If the race is long enough that you'll need calories and water, exiting a transition is the time to get some. During the transition, your heart rate and respiration rate will ease. That makes it easier to drink than when you're working hard going uphill or down. Take advantage of it and take a big gulp as you exit the transition.

(If you estimate your race time in the two- to three-hour range, and if you have a strong aerobic base, it probably won't be necessary to eat any solid food. You should be able to get enough calories with your hydration system. However, if your race will be longer, or if you've done too much high intensity, you may need to eat solid food when races get longer than two hours.)

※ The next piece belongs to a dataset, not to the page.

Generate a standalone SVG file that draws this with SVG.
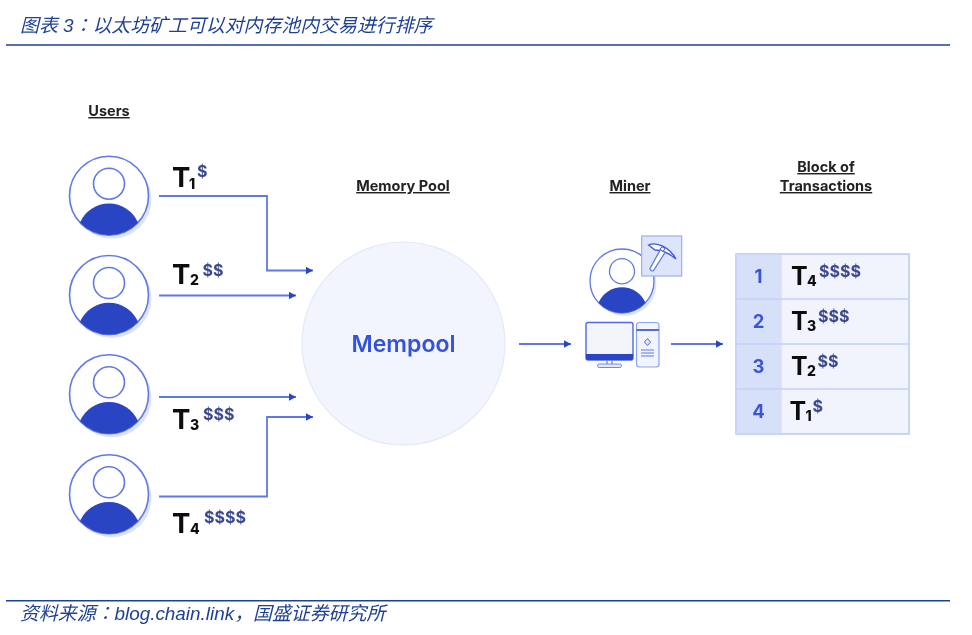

13. Get your poles into position as you start booting.

After taking a swig from your bottle, get your hands into your pole straps as you start booting.

Sometimes a bootpack will be short enough that using your straps may take more time than it's worth. However, bootpacks are steep and poling helps a lot. You'll get more out of your poles if you use your wrist loops.

What about skins?

You'll notice that when switching from skinning to booting, your skins stay on your skis. Even if there's a ski section immediately after the bootpack—it's common to boot up a gully and ski down the other side—your skins stay on your skis for the bootpack section.


Keeping your skins on through a bootpack section is a good idea because it makes the skis easier to manage at the next transition when putting them on the ground. With skins on, your skis are less likely to slide away from you and possibly ruin your race if they head downhill without you.

If the bootpack ends with a ski section, put your skis on as if you were going to start skinning and then immediately rip your skins as usual.

Why so much detail for something so short?

Skimo transitions are an essential skill in skimo racing. Done well, the time they take is insignificant when compared to the length of a typical skimo race. Done badly, transitions can add minutes to your race time and force you to finish well behind other racers of similar fitness. That sucks.

But there's good news. Anyone can have fast transitions. All it takes is practice.